Of the 15 applicants selected by the council, Healing Justice backed 10. One was Jordan Killebrew — who identified himself in his written application as “Black & Queer” and boasts an exceptional résumé of civic engagement. He’s served on the board of Endowment for Youth and on the civilian advisory committee convened by outgoing Police Chief Lori Luhnow; he trained cops to deal with their implicit bias and participates in the department’s Voices program, designed to acquaint new police recruits with members of the city’s underserved communities. And he has a leading role with Healing Justice.

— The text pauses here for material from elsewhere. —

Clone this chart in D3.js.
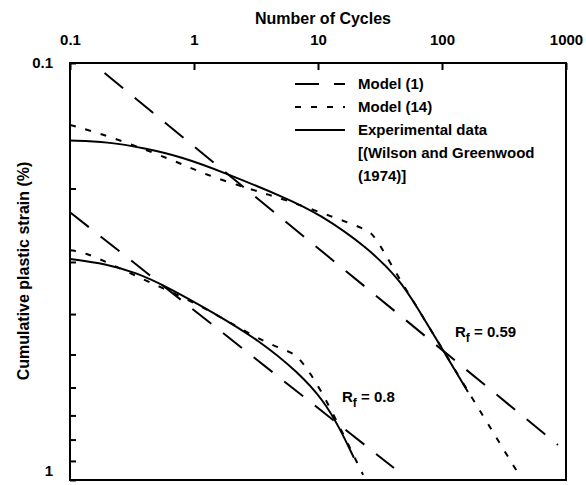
<!DOCTYPE html>
<html lang="en">
<head>
<meta charset="UTF-8">
<title>Cumulative plastic strain</title>
<script src="https://d3js.org/d3.v7.min.js"></script>
<style>
    body { margin: 0; background: #fff; }
    text { font-family: "Liberation Sans", Arial, sans-serif; font-weight: bold; fill: #000; }
    .frame { fill: none; stroke: #000; stroke-width: 2; }
    .curve { fill: none; stroke: #000; stroke-width: 2; }
    .dash { stroke-dasharray: 24, 15; }
    .dot { stroke-dasharray: 6, 10; }
</style>
</head>
<body>
<script>
    // data: [cycles, strain %]
    const xTicks = [0.1, 1, 10, 100, 1000];
    const yTicks = [0.1, 0.2, 0.3, 0.4, 0.5, 0.6, 0.7, 0.8, 0.9, 1];
    const yLabels = [0.1, 1];

    const model1_059 = [[0.19, 0.1057], [861, 0.824]];
    const model1_08 = [[0.1, 0.228], [41, 0.936]];

    const model14_059 = [[0.1, 0.1408], [0.195, 0.1488], [0.677, 0.1708], [1.25, 0.1856], [2.99, 0.2016],
        [5.52, 0.213], [13.2, 0.234], [24, 0.250], [28, 0.258], [33.4, 0.281], [45.8, 0.331], [62.9, 0.385],
        [175, 0.636], [410, 0.962]];
    const model14_08 = [[0.1, 0.281], [0.135, 0.2855], [0.195, 0.300], [0.434, 0.335], [1.10, 0.380],
        [1.91, 0.418], [3.81, 0.469], [5.9, 0.492], [6.8, 0.505], [8.0, 0.536], [11.0, 0.618], [23.1, 0.972]];

    const exp_059 = [[0.1, 0.1534], [0.2, 0.1545], [0.4, 0.160], [0.8, 0.168], [1.71, 0.1826], [5.52, 0.2107],
        [10.2, 0.230], [24.8, 0.276], [45.8, 0.331], [62.9, 0.385], [102, 0.488], [162, 0.615]];
    const exp_08 = [[0.1, 0.295], [0.195, 0.303], [0.341, 0.318], [0.595, 0.343], [1.42, 0.396],
        [3.34, 0.462], [7.03, 0.554], [11.0, 0.643], [14.8, 0.746], [19.5, 0.885]];

    const legendItems = [
        { cls: "dash", text: ["Model (1)"] },
        { cls: "dot", text: ["Model (14)"] },
        { cls: "", text: ["Experimental data", "[(Wilson and Greenwood", "(1974)]"] }
    ];

    const W = 586, H = 485;
    const m = { left: 70, right: 566, top: 63, bottom: 480 };

    const svg = d3.select("body").append("svg")
        .attr("width", W)
        .attr("height", H);

    const x = d3.scaleLog().domain([0.1, 1000]).range([m.left, m.right]);
    const y = d3.scaleLog().domain([0.1, 1]).range([m.top, m.bottom]);

    // top axis, ticks pointing inward
    const xAxis = svg.append("g")
        .attr("transform", `translate(0,${m.top})`)
        .call(d3.axisTop(x).tickValues(xTicks).tickSizeInner(-7).tickSizeOuter(0)
            .tickPadding(18).tickFormat(d => d3.format("~g")(d)));
    xAxis.select(".domain").remove();
    xAxis.selectAll("line").attr("stroke-width", 2);
    xAxis.selectAll("text").style("font-size", "15px").attr("font-family", null);

    const yAxis = svg.append("g")
        .attr("transform", `translate(${m.left},0)`)
        .call(d3.axisLeft(y).tickValues(yTicks).tickSizeInner(-6).tickSizeOuter(0)
            .tickPadding(17).tickFormat(d => yLabels.includes(d) ? d3.format("~g")(d) : ""));
    yAxis.select(".domain").remove();
    yAxis.selectAll("line").attr("stroke-width", 2);
    yAxis.selectAll("text").style("font-size", "15px").attr("font-family", null)
        .filter(d => d === 1).attr("dy", "-0.3em");

    svg.append("rect").attr("class", "frame")
        .attr("x", m.left).attr("y", m.top)
        .attr("width", m.right - m.left).attr("height", m.bottom - m.top);

    svg.append("text")
        .attr("x", 323).attr("y", 24)
        .attr("text-anchor", "middle")
        .style("font-size", "16px")
        .text("Number of Cycles");

    svg.append("text")
        .attr("transform", "translate(29,271) rotate(-90)")
        .attr("text-anchor", "middle")
        .style("font-size", "16px")
        .text("Cumulative plastic strain (%)");

    svg.append("clipPath").attr("id", "plot")
        .append("rect").attr("x", m.left).attr("y", m.top)
        .attr("width", m.right - m.left).attr("height", m.bottom - m.top);

    const line = d3.line().x(d => x(d[0])).y(d => y(d[1]));
    const smooth = d3.line().x(d => x(d[0])).y(d => y(d[1])).curve(d3.curveBasis);

    const plot = svg.append("g").attr("clip-path", "url(#plot)");
    [model1_059, model1_08].forEach(d => plot.append("path").attr("class", "curve dash").attr("d", line(d)));
    [model14_059, model14_08].forEach(d => plot.append("path").attr("class", "curve dot").attr("d", smooth(d)));
    [exp_059, exp_08].forEach(d => plot.append("path").attr("class", "curve").attr("d", smooth(d)));

    // legend
    const lg = svg.append("g").attr("transform", "translate(295,84)");
    let row = 0;
    legendItems.forEach(item => {
        lg.append("line").attr("class", "curve " + item.cls)
            .attr("x1", 0).attr("x2", 50)
            .attr("y1", row * 23).attr("y2", row * 23);
        item.text.forEach(t => {
            lg.append("text").attr("x", 63).attr("y", row * 23 + 5)
                .style("font-size", "15px").text(t);
            row++;
        });
    });

    // Rf labels
    const rf = [{ x: 455, y: 337, v: "0.59" }, { x: 342, y: 402, v: "0.8" }];
    rf.forEach(r => {
        const t = svg.append("text").attr("x", r.x).attr("y", r.y).style("font-size", "15px");
        t.append("tspan").text("R");
        t.append("tspan").attr("dy", 5).style("font-size", "12px").text("f");
        t.append("tspan").attr("dy", -5).text(" = " + r.v);
    });
</script>
</body>
</html>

Many of the applicants made clear they believe a civilian review board will bring the oversight and accountability that this police department needs to achieve more trust with the city’s minority community.

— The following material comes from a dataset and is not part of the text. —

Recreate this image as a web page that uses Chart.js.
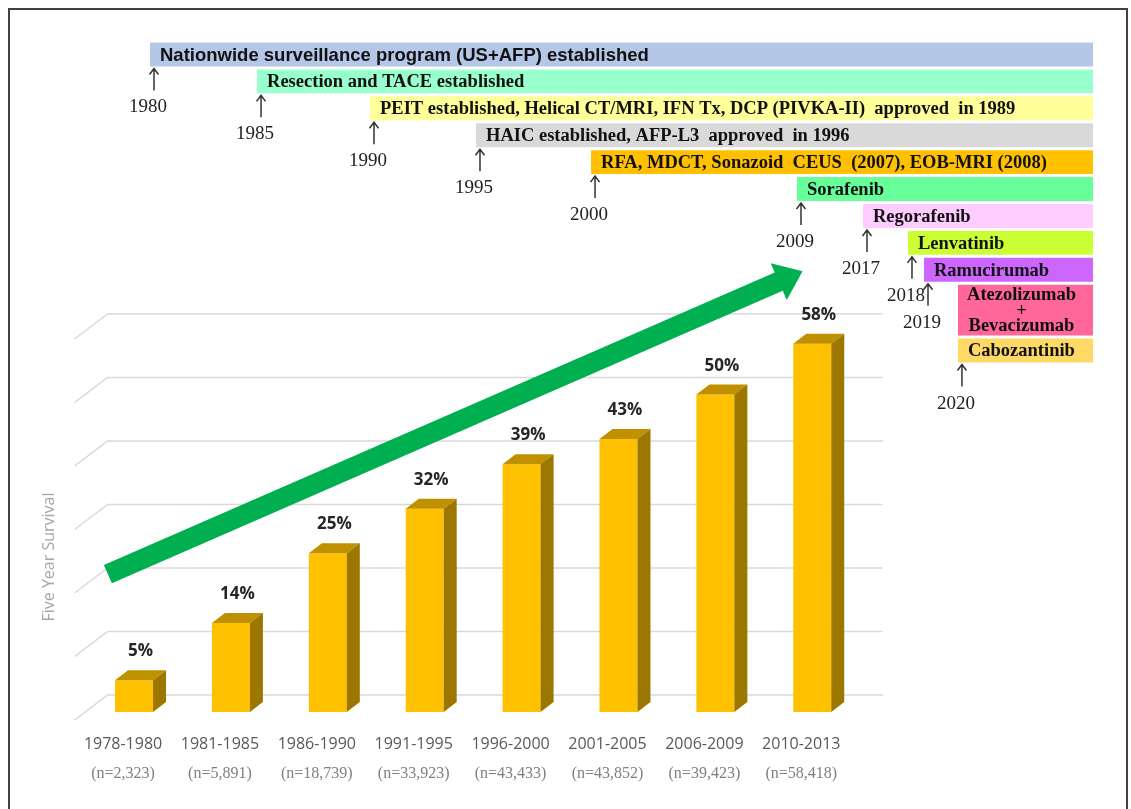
<!DOCTYPE html>
<html>
<head>
<meta charset="utf-8">
<script src="https://cdn.jsdelivr.net/npm/chart.js@4.4.1/dist/chart.umd.min.js"></script>
<style>
  html, body { margin: 0; padding: 0; background: #fff; }
  #stage { position: relative; width: 1131px; height: 809px; overflow: hidden; }
  #stage canvas { position: absolute; left: 0; top: 0; }
  #frame { position: absolute; left: 8px; top: 8px; width: 1116px; height: 900px; border: 2px solid #404040; }
</style>
</head>
<body>
<div id="stage">
  <div id="frame"></div>
  <canvas id="survival" width="1131" height="809"></canvas>
  <canvas id="timeline" width="1131" height="809"></canvas>
</div>
<script>
// five year survival by period of diagnosis
const periods = ['1978-1980', '1981-1985', '1986-1990', '1991-1995', '1996-2000', '2001-2005', '2006-2009', '2010-2013'];
const sampleSizes = ['(n=2,323)', '(n=5,891)', '(n=18,739)', '(n=33,923)', '(n=43,433)', '(n=43,852)', '(n=39,423)', '(n=58,418)'];
const survival = [5, 14, 25, 32, 39, 43, 50, 58];
const survivalMax = 60;
const survivalStep = 10;

// milestones on the timeline above the bars
const milestoneYears = [1980, 1985, 1990, 1995, 2000, 2009, 2017, 2018, 2019, 2020, 2020];
const milestoneText = [
    'Nationwide surveillance program (US+AFP) established',
    'Resection and TACE established',
    'PEIT established, Helical CT/MRI, IFN Tx, DCP (PIVKA-II)  approved  in 1989',
    'HAIC established, AFP-L3  approved  in 1996',
    'RFA, MDCT, Sonazoid  CEUS  (2007), EOB-MRI (2008)',
    'Sorafenib',
    'Regorafenib',
    'Lenvatinib',
    'Ramucirumab',
    'Atezolizumab\n+\nBevacizumab',
    'Cabozantinib'
];
const timelineEnd = 2023;

// trend arrow, in data units (category index, % survival)
const trendFrom = [-0.27, 21.7];
const trendTo = [6.9, 69.4];

const milestoneColors = ['#B4C7E7', '#99FFCC', '#FFFF99', '#D9D9D9', '#FFC000', '#66FF99',
    '#FFCCFF', '#CCFF33', '#CC66FF', '#FF6699', '#FFD966'];

// the timeline in the figure is schematic, not to scale: year -> fraction of axis
const timelineAxisStops = [[1980, 0], [1985, 0.1135], [1990, 0.2333], [1995, 0.3457], [2000, 0.4677],
    [2009, 0.6861], [2017, 0.7561], [2018, 0.8038], [2019, 0.8208], [2020, 0.8568], [2023, 1]];

class SchematicScale extends Chart.LinearScale {
    getPixelForValue(value) {
        const k = timelineAxisStops;
        let i = 1;
        while (i < k.length - 1 && value > k[i][0]) i++;
        const [y0, f0] = k[i - 1];
        const [y1, f1] = k[i];
        return this.getPixelForDecimal(f0 + (value - y0) / (y1 - y0) * (f1 - f0));
    }
    getValueForPixel(pixel) {
        const d = this.getDecimalForPixel(pixel);
        const k = timelineAxisStops;
        let i = 1;
        while (i < k.length - 1 && d > k[i][1]) i++;
        const [y0, f0] = k[i - 1];
        const [y1, f1] = k[i];
        return y0 + (d - f0) / (f1 - f0) * (y1 - y0);
    }
}
SchematicScale.id = 'schematic';
Chart.register(SchematicScale);

// 3d look
const depth = { barDx: 13, barDy: 10, wallDx: 22, wallDy: 17, floorDx: 11, floorDy: 8 };

const depthPlugin = {
    id: 'depth',
    beforeDatasetsDraw(chart) {
        const { ctx, chartArea: a, scales: { x, y } } = chart;
        ctx.save();
        // back wall gridlines with floor diagonals
        ctx.strokeStyle = '#D9D9D9';
        ctx.lineWidth = 1.5;
        y.ticks.forEach(t => {
            const py = y.getPixelForValue(t.value);
            ctx.beginPath();
            ctx.moveTo(a.left - depth.floorDx, py + depth.floorDy);
            ctx.lineTo(a.left + depth.wallDx, py - depth.wallDy);
            ctx.lineTo(a.right + depth.wallDx, py - depth.wallDy);
            ctx.stroke();
        });

        // green trend arrow
        const x0 = x.getPixelForValue(trendFrom[0]), y0 = y.getPixelForValue(trendFrom[1]);
        const x1 = x.getPixelForValue(trendTo[0]), y1 = y.getPixelForValue(trendTo[1]);
        const len = Math.hypot(x1 - x0, y1 - y0);
        const ux = (x1 - x0) / len, uy = (y1 - y0) / len;
        const nx = -uy, ny = ux;
        const shaft = 10, head = 20, headLen = 26;
        const hx = x1 - ux * headLen, hy = y1 - uy * headLen;
        ctx.fillStyle = '#00B050';
        ctx.beginPath();
        ctx.moveTo(x0 + nx * shaft, y0 + ny * shaft);
        ctx.lineTo(hx + nx * shaft, hy + ny * shaft);
        ctx.lineTo(hx + nx * head, hy + ny * head);
        ctx.lineTo(x1, y1);
        ctx.lineTo(hx - nx * head, hy - ny * head);
        ctx.lineTo(hx - nx * shaft, hy - ny * shaft);
        ctx.lineTo(x0 - nx * shaft, y0 - ny * shaft);
        ctx.closePath();
        ctx.fill();

        // axis title
        ctx.translate(a.left - 36, a.bottom - 155);
        ctx.rotate(-Math.PI / 2);
        ctx.font = '16px "Open Sans"';
        ctx.fillStyle = '#A6A6A6';
        ctx.textAlign = 'center';
        ctx.textBaseline = 'middle';
        ctx.fillText('Five Year Survival', 0, 0);
        ctx.restore();
    },
    afterDatasetsDraw(chart) {
        const ctx = chart.ctx;
        const { barDx: dx, barDy: dy } = depth;
        ctx.save();
        chart.getDatasetMeta(0).data.forEach((el, i) => {
            const l = el.x - el.width / 2, r = el.x + el.width / 2;
            const top = el.y, base = el.base;
            ctx.fillStyle = '#BF9000';
            ctx.beginPath();
            ctx.moveTo(l, top);
            ctx.lineTo(r, top);
            ctx.lineTo(r + dx, top - dy);
            ctx.lineTo(l + dx, top - dy);
            ctx.closePath();
            ctx.fill();
            ctx.fillStyle = '#9C7700';
            ctx.beginPath();
            ctx.moveTo(r, top);
            ctx.lineTo(r + dx, top - dy);
            ctx.lineTo(r + dx, base - dy);
            ctx.lineTo(r, base);
            ctx.closePath();
            ctx.fill();

            ctx.fillStyle = '#262626';
            ctx.font = 'bold 17px "Open Sans"';
            ctx.textAlign = 'center';
            ctx.textBaseline = 'alphabetic';
            ctx.fillText(survival[i] + '%', el.x + dx / 2, top - dy - 14);
        });
        ctx.restore();
    }
};

const flatAxis = { grid: { display: false, drawTicks: false }, border: { display: false } };

new Chart(document.getElementById('survival'), {
    type: 'bar',
    data: {
        labels: periods,
        datasets: [{
            data: survival,
            backgroundColor: '#FFC000',
            borderWidth: 0,
            categoryPercentage: 0.8,
            barPercentage: 0.49
        }]
    },
    options: {
        responsive: false,
        animation: false,
        events: [],
        layout: { padding: { left: 85.6, right: 270.3, top: 331, bottom: 22 } },
        plugins: { legend: { display: false }, tooltip: { enabled: false } },
        scales: {
            x: {
                ...flatAxis,
                weight: 0,
                ticks: {
                    padding: 22.4, labelOffset: -11, autoSkip: false, maxRotation: 0,
                    color: '#595959', font: { family: '"Open Sans"', size: 16 }
                },
                afterFit: s => { s.height = 40; }
            },
            xn: {
                ...flatAxis,
                type: 'category',
                labels: sampleSizes,
                position: 'bottom',
                offset: true,
                weight: 1,
                ticks: {
                    padding: 12.4, labelOffset: -11, autoSkip: false, maxRotation: 0,
                    color: '#7F7F7F', font: { family: '"Liberation Serif"', size: 16 }
                },
                afterFit: s => { s.height = 35; }
            },
            y: { display: false, min: 0, max: survivalMax, ticks: { stepSize: survivalStep } }
        }
    },
    plugins: [depthPlugin]
});

// timeline rows: the two-drug entry takes two rows
const singleRows = [], doubleRows = [];
let slot = 0;
milestoneText.forEach((t, i) => {
    const span = t.includes('\n') ? 2 : 1;
    const row = { i, y: slot + span / 2, x: [milestoneYears[i], timelineEnd] };
    (span === 1 ? singleRows : doubleRows).push(row);
    slot += span;
});
const rowCount = slot;

const milestonePlugin = {
    id: 'milestones',
    afterDatasetsDraw(chart) {
        const ctx = chart.ctx;
        ctx.save();
        chart.data.datasets.forEach((ds, d) => {
            chart.getDatasetMeta(d).data.forEach((el, j) => {
                const m = ds.data[j].i;
                const left = Math.min(el.base, el.x), right = Math.max(el.base, el.x);
                const bottom = el.y + el.height / 2;
                const lines = milestoneText[m].split('\n');
                ctx.fillStyle = '#111';
                ctx.textBaseline = 'middle';
                ctx.font = m === 0 ? 'bold 18.5px "Liberation Sans"' : 'bold 18.5px "Liberation Serif"';
                if (lines.length === 1) {
                    ctx.textAlign = 'left';
                    ctx.fillText(lines[0], left + 10, el.y + 1);
                } else {
                    ctx.textAlign = 'center';
                    lines.forEach((ln, k) => {
                        ctx.fillText(ln, (left + right) / 2 - 4, el.y + 1 + (k - (lines.length - 1) / 2) * 15.5);
                    });
                }
                // only the lowest entry of a year gets the pointer
                if (milestoneYears.indexOf(milestoneYears[m], m + 1) !== -1) return;
                const ax = left + 4;
                ctx.strokeStyle = '#333';
                ctx.lineWidth = 1.5;
                ctx.beginPath();
                ctx.moveTo(ax, bottom + 24);
                ctx.lineTo(ax, bottom + 2);
                ctx.moveTo(ax - 4.5, bottom + 8);
                ctx.lineTo(ax, bottom + 2);
                ctx.lineTo(ax + 4.5, bottom + 8);
                ctx.stroke();
                ctx.font = '19px "Liberation Serif"';
                ctx.textAlign = 'center';
                ctx.textBaseline = 'alphabetic';
                ctx.fillStyle = '#222';
                ctx.fillText(String(milestoneYears[m]), ax - 6, bottom + 46);
            });
        });
        ctx.restore();
    }
};

const rowColor = c => milestoneColors[c.raw.i];

new Chart(document.getElementById('timeline'), {
    type: 'bar',
    data: {
        datasets: [
            { data: singleRows, backgroundColor: rowColor, borderWidth: 0, grouped: false, categoryPercentage: 0.89, barPercentage: 1 },
            { data: doubleRows, backgroundColor: rowColor, borderWidth: 0, grouped: false, categoryPercentage: 1, barPercentage: 1.89 }
        ]
    },
    options: {
        indexAxis: 'y',
        responsive: false,
        animation: false,
        events: [],
        layout: { padding: { left: 150, right: 38, top: 41, bottom: 445 } },
        plugins: { legend: { display: false }, tooltip: { enabled: false } },
        scales: {
            x: { type: 'schematic', display: false, min: milestoneYears[0], max: timelineEnd },
            y: { type: 'linear', display: false, offset: false, reverse: true, min: 0, max: rowCount, ticks: { stepSize: 1 } }
        }
    },
    plugins: [milestonePlugin]
});
</script>
</body>
</html>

Councilmembers remarked favorably that in the past year, Santa Barbara officers deployed force in just 0.34 percent of the 49,000 engagements they had with the public, and only one injury resulted. Chief Luhnow initiated a host of community policing programs. Other programs — such as body cameras and annual reports detailing the ethnicity of people stopped — are in the works.

Even so, many councilmembers also noted, local law enforcement is not without its biases. Young black men, for example, make up 7.8 percent of all felony arrests throughout Santa Barbara County but less than 2 percent of the population. Hispanic young men account for 61 percent of felony arrests but only 50 percent of the younger population.

The last commissioner to be selected, Louis Reynaud, is a recent arrival to Santa Barbara. A Black man who served for six years in the 1980s as an Oakland police officer, he was the only applicant with a direct law enforcement background. “There isn’t anything I haven’t experienced as a Black man,” he told the council. In fact, he stated, the first day he arrived in town, he was pulled over and stopped by law enforcement officers. 

The full list of commission members is as follows: Christian Alonso, Ana Alicia Zepeda, Gabriel Escobedo, Kim Johnson, Rachel Johnson, Elizabeth Rodriguez, Jacob Lesner-Buxton, Jordan Killibrew, Serafina Chavez, Demo Adamolekun, Mary O’Gorman, Richard Sander, Leandra Harris, Louisa Wood.